Brussels – It seemed to belong to the past, but the saga involving Belarus weaponising migrants is making a comeback, only this time at the EU’s southern borders. This, at least, is what the European Commission set out to find by investigating a series of dubious flights between Minsk and Benghazi, Eastern Libya’s capital which is firmly in the hands of pro-Russian General Khalifa Haftar.
There is a certain unease in these summer recess days in Brussels’ corridors of power.
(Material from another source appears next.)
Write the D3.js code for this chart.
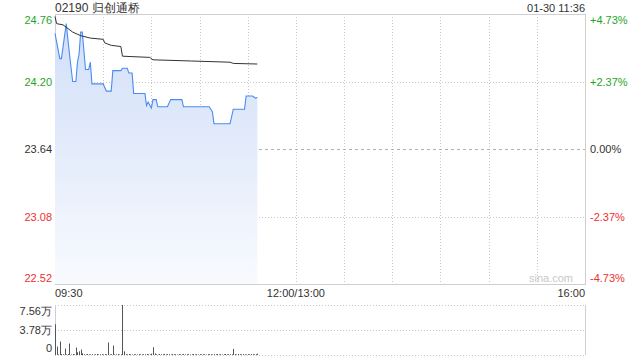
<!DOCTYPE html>
<html>
  <head>
    <meta charset="utf-8">
    <title>02190 intraday</title>
    <script src="https://d3js.org/d3.v7.min.js"></script>
    <style>
      body { margin: 0; background: #fff; }
      #chart { display: block; font-family: "Liberation Sans", Arial, sans-serif; }
      .grid { stroke: #c8c8c8; stroke-dasharray: 1,2; shape-rendering: crispEdges; }
      .frame { fill: none; stroke: #cfcfcf; shape-rendering: crispEdges; }
      .lbl { font-size: 11px; fill: #333; }
    </style>
  </head>
  <body>
    <svg id="chart" width="640" height="360">
      <defs>
        <linearGradient id="fillGrad" gradientUnits="userSpaceOnUse" x1="0" y1="14" x2="0" y2="284">
          <stop offset="0" stop-color="#d0def8"></stop>
          <stop offset="1" stop-color="#f8fafe"></stop>
        </linearGradient>
      </defs>
      <g id="gridGroup"></g>
      <g id="chartGroup"></g>
      <g id="volGroup"></g>
      <g id="labelGroup"></g>
    </svg>
    <script>
      // chart data
      var title = "02190 归创通桥";
      var stamp = "01-30 11:36";
      var prevClose = 23.64;
      var priceTicks = [24.76, 24.20, 23.64, 23.08, 22.52];
      var pctLabels = ["+4.73%", "+2.37%", "0.00%", "-2.37%", "-4.73%"];
      var timeLabels = ["09:30", "12:00/13:00", "16:00"];
      var volTicks = [75600, 37800, 0];
      var volLabels = ["7.56万", "3.78万", "0"];

      var priceTimes = ["09:30", "09:33", "09:34", "09:37", "09:39", "09:41", "09:43", "09:44", "09:45", "09:46",
        "09:47", "09:49", "09:51", "09:52", "09:53", "10:00", "10:02", "10:05", "10:06", "10:11",
        "10:12", "10:15", "10:16", "10:18", "10:19", "10:26", "10:27", "10:28", "10:30", "10:31",
        "10:33", "10:34", "10:40", "10:42", "10:49", "10:50", "11:06", "11:08", "11:09", "11:19",
        "11:21", "11:28", "11:29", "11:33", "11:35", "11:36"];
      var prices = [24.60, 24.39, 24.39, 24.68, 24.43, 24.20, 24.20, 24.36, 24.43, 24.61,
        24.61, 24.30, 24.30, 24.36, 24.18, 24.18, 24.12, 24.12, 24.29, 24.29,
        24.31, 24.31, 24.27, 24.27, 24.10, 24.10, 24.00, 24.03, 23.98, 24.05,
        24.05, 23.99, 23.99, 24.05, 24.05, 23.99, 23.99, 23.95, 23.85, 23.85,
        23.97, 23.97, 24.08, 24.08, 24.06, 24.07];

      var avgTimes = ["09:30", "09:31", "09:35", "09:41", "09:46", "09:52", "10:00", "10:01", "10:05",
        "10:11", "10:12", "10:29", "10:31", "10:55", "11:19", "11:21", "11:36"];
      var avgPrices = [24.74, 24.68, 24.67, 24.61, 24.58, 24.56, 24.55, 24.52, 24.50,
        24.49, 24.41, 24.40, 24.38, 24.37, 24.36, 24.35, 24.345];

      // volume per minute from 09:30
      var volumes = [46500, 12700, 800, 20400, 1500, 1200, 9700, 1000, 1500, 17400,
        900, 1300, 1000, 11200, 4100, 5600, 8200, 2500, 1200, 800,
        1500, 1000, 900, 1300, 700, 1100, 1600, 900, 1000, 1200,
        800, 1400, 1000, 18900, 1000, 1200, 14300, 900, 1100, 1300,
        800, 1000, 75600, 5600, 1200, 900, 1500, 1000, 800, 1300,
        1100, 900, 1400, 1000, 800, 1200, 1000, 1500, 1100, 900,
        2000, 11800, 2500, 1000, 800, 1400, 1200, 1000, 1600, 900,
        1300, 1100, 800, 1500, 1000, 1200, 900, 1400, 1100, 1000,
        1600, 900, 1200, 1300, 800, 1100, 1500, 1000, 1200, 900,
        1400, 1000, 1300, 1100, 800, 1200, 1500, 1000, 900, 1300,
        1100, 1400, 1000, 1200, 800, 1300, 1500, 1000, 1100, 1200,
        1000, 9200, 1300, 900, 1500, 1100, 1000, 1400, 1200, 800,
        1300, 1000, 1500, 1100, 900, 1200, 2000];

      // page elements
      var plot = { x0: 55, x1: 585, y0: 14, y1: 284 };
      var vol = { y0: 305, y1: 355 };
      var green = "#1fa51f", red = "#ee3030";

      // minutes of trading since 09:30, skipping lunch
      function toMin(t) {
        var p = t.split(":"), m = (+p[0]) * 60 + (+p[1]) - 570;
        return m > 150 ? m - 60 : m;
      }

      var x = d3.scaleLinear().domain([0, 330]).range([plot.x0, plot.x1]);
      var y = d3.scaleLinear().domain([priceTicks[4], priceTicks[0]]).range([plot.y1, plot.y0]);
      var yv = d3.scaleLinear().domain([0, volTicks[0]]).range([vol.y1, vol.y0]);

      var grid = d3.select("#gridGroup");
      var chartGroup = d3.select("#chartGroup");
      var volGroup = d3.select("#volGroup");
      var labels = d3.select("#labelGroup");

      // vertical grid every half hour
      grid.selectAll(".vgrid")
        .data(d3.range(30, 330, 30))
        .enter().append("line")
          .attr("class", "grid")
          .attr("x1", function(d) { return Math.round(x(d)) + 0.5; })
          .attr("x2", function(d) { return Math.round(x(d)) + 0.5; })
          .attr("y1", plot.y0)
          .attr("y2", plot.y1);
      grid.selectAll(".hgrid")
        .data(priceTicks.slice(1, 4))
        .enter().append("line")
          .attr("class", "grid")
          .attr("x1", plot.x0)
          .attr("x2", plot.x1)
          .attr("y1", function(d) { return Math.round(y(d)) + 0.5; })
          .attr("y2", function(d) { return Math.round(y(d)) + 0.5; })
          .style("stroke", function(d) { return d == prevClose ? "#b0b0b0" : null; })
          .style("stroke-dasharray", function(d) { return d == prevClose ? "3,3" : null; });
      grid.append("rect")
        .attr("class", "frame")
        .attr("x", plot.x0 + 0.5)
        .attr("y", plot.y0 + 0.5)
        .attr("width", plot.x1 - plot.x0)
        .attr("height", plot.y1 - plot.y0);

      // price area and lines
      var pts = priceTimes.map(function(t, i) { return [toMin(t), prices[i]]; });
      var area = d3.area()
        .x(function(d) { return x(d[0]); })
        .y0(plot.y1)
        .y1(function(d) { return y(d[1]); });
      var line = d3.line()
        .x(function(d) { return x(d[0]); })
        .y(function(d) { return y(d[1]); });
      chartGroup.append("path")
        .attr("d", area(pts))
        .attr("fill", "url(#fillGrad)");
      chartGroup.append("path")
        .attr("d", line(pts))
        .attr("fill", "none")
        .attr("stroke", "#4a8cf0")
        .attr("stroke-width", 1.1);
      var avgPts = avgTimes.map(function(t, i) { return [toMin(t), avgPrices[i]]; });
      chartGroup.append("path")
        .attr("d", line(avgPts))
        .attr("fill", "none")
        .attr("stroke", "#333")
        .attr("stroke-width", 1);

      // volume panel
      volGroup.selectAll(".vline")
        .data(volTicks)
        .enter().append("line")
          .attr("class", "grid")
          .attr("x1", plot.x0)
          .attr("x2", plot.x1)
          .attr("y1", function(d) { return Math.round(yv(d)) + 0.5; })
          .attr("y2", function(d) { return Math.round(yv(d)) + 0.5; });
      volGroup.selectAll(".vside")
        .data([plot.x0, plot.x1])
        .enter().append("line")
          .attr("class", "frame")
          .attr("x1", function(d) { return d + 0.5; })
          .attr("x2", function(d) { return d + 0.5; })
          .attr("y1", vol.y0)
          .attr("y2", vol.y1);
      volGroup.selectAll(".bar")
        .data(volumes)
        .enter().append("line")
          .attr("x1", function(d, i) { return Math.round(x(i)) + 0.5; })
          .attr("x2", function(d, i) { return Math.round(x(i)) + 0.5; })
          .attr("y1", yv(0))
          .attr("y2", function(d) { return yv(d); })
          .attr("stroke", "#555")
          .attr("stroke-width", 1);

      // texts
      labels.append("text").attr("class", "lbl").style("font-size", "12px")
        .attr("x", plot.x0).attr("y", 12).text(title);
      labels.append("text").attr("class", "lbl")
        .attr("x", plot.x1).attr("y", 12).attr("text-anchor", "end").text(stamp);
      function tickY(v, i, n) {
        var yy = y(v) + 4;
        if (i == 0) yy += 6;
        if (i == n - 1) yy -= 6;
        return yy;
      }
      function tickColor(v) {
        return v > prevClose ? green : v < prevClose ? red : "#333";
      }
      labels.selectAll(".pl")
        .data(priceTicks)
        .enter().append("text")
          .attr("class", "lbl")
          .attr("x", plot.x0 - 3)
          .attr("y", function(d, i) { return tickY(d, i, priceTicks.length); })
          .attr("text-anchor", "end")
          .style("fill", tickColor)
          .text(function(d) { return d.toFixed(2); });
      labels.selectAll(".pr")
        .data(priceTicks)
        .enter().append("text")
          .attr("class", "lbl")
          .attr("x", plot.x1 + 5)
          .attr("y", function(d, i) { return tickY(d, i, priceTicks.length); })
          .style("fill", tickColor)
          .text(function(d, i) { return pctLabels[i]; });
      labels.selectAll(".tl")
        .data(timeLabels)
        .enter().append("text")
          .attr("class", "lbl")
          .attr("x", function(d, i) { return x([0, 150, 330][i]); })
          .attr("y", 297)
          .attr("text-anchor", function(d, i) { return ["start", "middle", "end"][i]; })
          .text(function(d) { return d; });
      labels.selectAll(".vl")
        .data(volTicks)
        .enter().append("text")
          .attr("class", "lbl")
          .attr("x", plot.x0 - 3)
          .attr("y", function(d, i) { return yv(d) + 4 + (i == 0 ? 6 : i == 2 ? -7 : 0); })
          .attr("text-anchor", "end")
          .text(function(d, i) { return volLabels[i]; });
      labels.append("text")
        .attr("x", plot.x1 - 12).attr("y", 282)
        .attr("text-anchor", "end")
        .style("font-size", "11px").style("fill", "#c8c8c8")
        .text("sina.com");
    </script>
  </body>
</html>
In addition to the White House tariffs, a new episode in the artificial migratory crisis engineered by Alexander Lukashenko‘s Belarus, a satellite of Vladimir Putin’s Russia and for years the protagonist of what the EU and its member states consider to be a full-scale hybrid war, is likely to spoil the Commission’s August.
This time, what arouses the EU executive’s suspicions are a series of flights between Minsk and Benghazi, where the self-proclaimed government of eastern Libya – in open opposition to the one in Tripoli, recognized by the UN and the EU – is based, led by the authoritarian General Khalifa Haftar, an strong ally of the Tsar in the strategic North African region.
The Commission fears that the strongman in Eastern Libya is preparing a new wave of irregular migrants towards the southern borders of the Union, especially those of Italy and Greece. Under scrutiny, yet again, is the Belarusian airline Belavia, already at the centre of the storm in recent years for the transport of migrants and refugees to European borders in coordination with the Kremlin. Flows from Libya to the EU increased significantly in the first six months of 2025, with 27,000 arrivals in Italy and over 7,000 in Greece, respectively twice and three times as many as in the same period last year.
Belarus is not new to this kind of instrumentalisation of migration flows. Beginning in summer 2021, thousands of desperate people were pushed from the Eastern European country towards the borders of Poland, Lithuania, and Latvia, triggering a severe political crisis in the EU that led, among other things, to the reintroduction of anti-migrant walls and barriers along the borders of several states.
Since then, Lukashenko has, in fact, never stopped using human beings as a weapon in his strategy to destabilize the 27 member states. New episodes of this kind occurred for the last time in chronological order in autumn, with the countries most directly concerned (see Poland of Donald Tusk) intending to “suspend” the right to asylum for the sake of security, even though international conventions guarantee it.
To face this emergency, which in recent times also included the pressure directed from Russia towards Finland, the European Commission decided in December to allocate €170 million to militarize the borders with Belarus and the Federation, which largely coincide with the Eastern flank of NATO (which extends to the Black Sea).